■ PROVIDED DATA
§
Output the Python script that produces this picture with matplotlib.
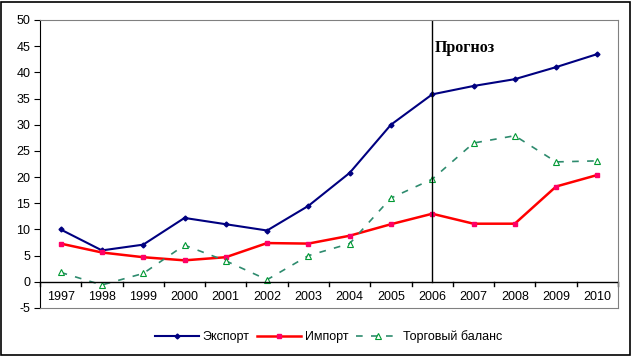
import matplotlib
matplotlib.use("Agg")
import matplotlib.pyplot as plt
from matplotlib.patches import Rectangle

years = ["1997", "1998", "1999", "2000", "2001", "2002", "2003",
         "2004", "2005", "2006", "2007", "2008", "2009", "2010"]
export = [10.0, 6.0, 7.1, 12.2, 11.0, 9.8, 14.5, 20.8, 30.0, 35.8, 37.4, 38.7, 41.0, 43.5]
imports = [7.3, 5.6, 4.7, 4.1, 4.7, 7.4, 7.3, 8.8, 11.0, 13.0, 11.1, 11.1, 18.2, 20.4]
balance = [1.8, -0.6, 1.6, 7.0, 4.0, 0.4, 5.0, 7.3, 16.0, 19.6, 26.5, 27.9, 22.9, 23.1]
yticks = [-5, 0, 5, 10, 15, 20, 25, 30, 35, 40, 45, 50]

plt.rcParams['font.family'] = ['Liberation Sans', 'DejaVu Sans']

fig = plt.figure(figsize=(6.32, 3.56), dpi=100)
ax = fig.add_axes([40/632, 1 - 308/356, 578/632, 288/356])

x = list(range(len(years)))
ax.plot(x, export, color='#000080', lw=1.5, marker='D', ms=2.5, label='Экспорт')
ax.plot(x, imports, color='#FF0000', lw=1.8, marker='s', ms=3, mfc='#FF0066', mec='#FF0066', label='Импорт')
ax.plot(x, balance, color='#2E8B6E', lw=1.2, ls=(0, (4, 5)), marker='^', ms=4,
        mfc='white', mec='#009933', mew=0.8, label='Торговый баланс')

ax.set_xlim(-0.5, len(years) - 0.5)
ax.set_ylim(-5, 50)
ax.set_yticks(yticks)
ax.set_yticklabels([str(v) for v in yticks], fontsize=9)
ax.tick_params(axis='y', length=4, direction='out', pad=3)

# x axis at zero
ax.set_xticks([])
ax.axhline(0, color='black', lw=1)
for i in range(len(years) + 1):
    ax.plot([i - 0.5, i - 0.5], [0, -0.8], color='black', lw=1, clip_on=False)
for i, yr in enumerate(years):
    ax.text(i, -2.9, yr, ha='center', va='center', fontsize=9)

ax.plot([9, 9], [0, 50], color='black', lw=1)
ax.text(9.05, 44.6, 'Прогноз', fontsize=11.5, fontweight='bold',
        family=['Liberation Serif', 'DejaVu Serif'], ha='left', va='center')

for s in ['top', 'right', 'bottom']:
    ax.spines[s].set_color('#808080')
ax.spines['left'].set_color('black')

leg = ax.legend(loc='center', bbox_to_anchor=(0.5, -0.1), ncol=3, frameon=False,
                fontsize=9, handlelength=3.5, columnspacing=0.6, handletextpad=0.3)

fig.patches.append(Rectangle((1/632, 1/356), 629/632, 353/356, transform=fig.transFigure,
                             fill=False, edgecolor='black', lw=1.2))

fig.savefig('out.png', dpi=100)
§
■ PROBLEM DETAILS
Please quote the lines of the material, beginning with the first and ending with the one that contains "handlelength=3.5, columnspacing=0.6, handletextpad=0.3)", exactly as written and without any pictures.

■ RESPONSE BELOW
Output the Python script that produces this picture with matplotlib.
import matplotlib
matplotlib.use("Agg")
import matplotlib.pyplot as plt
from matplotlib.patches import Rectangle

years = ["1997", "1998", "1999", "2000", "2001", "2002", "2003",
         "2004", "2005", "2006", "2007", "2008", "2009", "2010"]
export = [10.0, 6.0, 7.1, 12.2, 11.0, 9.8, 14.5, 20.8, 30.0, 35.8, 37.4, 38.7, 41.0, 43.5]
imports = [7.3, 5.6, 4.7, 4.1, 4.7, 7.4, 7.3, 8.8, 11.0, 13.0, 11.1, 11.1, 18.2, 20.4]
balance = [1.8, -0.6, 1.6, 7.0, 4.0, 0.4, 5.0, 7.3, 16.0, 19.6, 26.5, 27.9, 22.9, 23.1]
yticks = [-5, 0, 5, 10, 15, 20, 25, 30, 35, 40, 45, 50]

plt.rcParams['font.family'] = ['Liberation Sans', 'DejaVu Sans']

fig = plt.figure(figsize=(6.32, 3.56), dpi=100)
ax = fig.add_axes([40/632, 1 - 308/356, 578/632, 288/356])

x = list(range(len(years)))
ax.plot(x, export, color='#000080', lw=1.5, marker='D', ms=2.5, label='Экспорт')
ax.plot(x, imports, color='#FF0000', lw=1.8, marker='s', ms=3, mfc='#FF0066', mec='#FF0066', label='Импорт')
ax.plot(x, balance, color='#2E8B6E', lw=1.2, ls=(0, (4, 5)), marker='^', ms=4,
        mfc='white', mec='#009933', mew=0.8, label='Торговый баланс')

ax.set_xlim(-0.5, len(years) - 0.5)
ax.set_ylim(-5, 50)
ax.set_yticks(yticks)
ax.set_yticklabels([str(v) for v in yticks], fontsize=9)
ax.tick_params(axis='y', length=4, direction='out', pad=3)

# x axis at zero
ax.set_xticks([])
ax.axhline(0, color='black', lw=1)
for i in range(len(years) + 1):
    ax.plot([i - 0.5, i - 0.5], [0, -0.8], color='black', lw=1, clip_on=False)
for i, yr in enumerate(years):
    ax.text(i, -2.9, yr, ha='center', va='center', fontsize=9)

ax.plot([9, 9], [0, 50], color='black', lw=1)
ax.text(9.05, 44.6, 'Прогноз', fontsize=11.5, fontweight='bold',
        family=['Liberation Serif', 'DejaVu Serif'], ha='left', va='center')

for s in ['top', 'right', 'bottom']:
    ax.spines[s].set_color('#808080')
ax.spines['left'].set_color('black')

leg = ax.legend(loc='center', bbox_to_anchor=(0.5, -0.1), ncol=3, frameon=False,
                fontsize=9, handlelength=3.5, columnspacing=0.6, handletextpad=0.3)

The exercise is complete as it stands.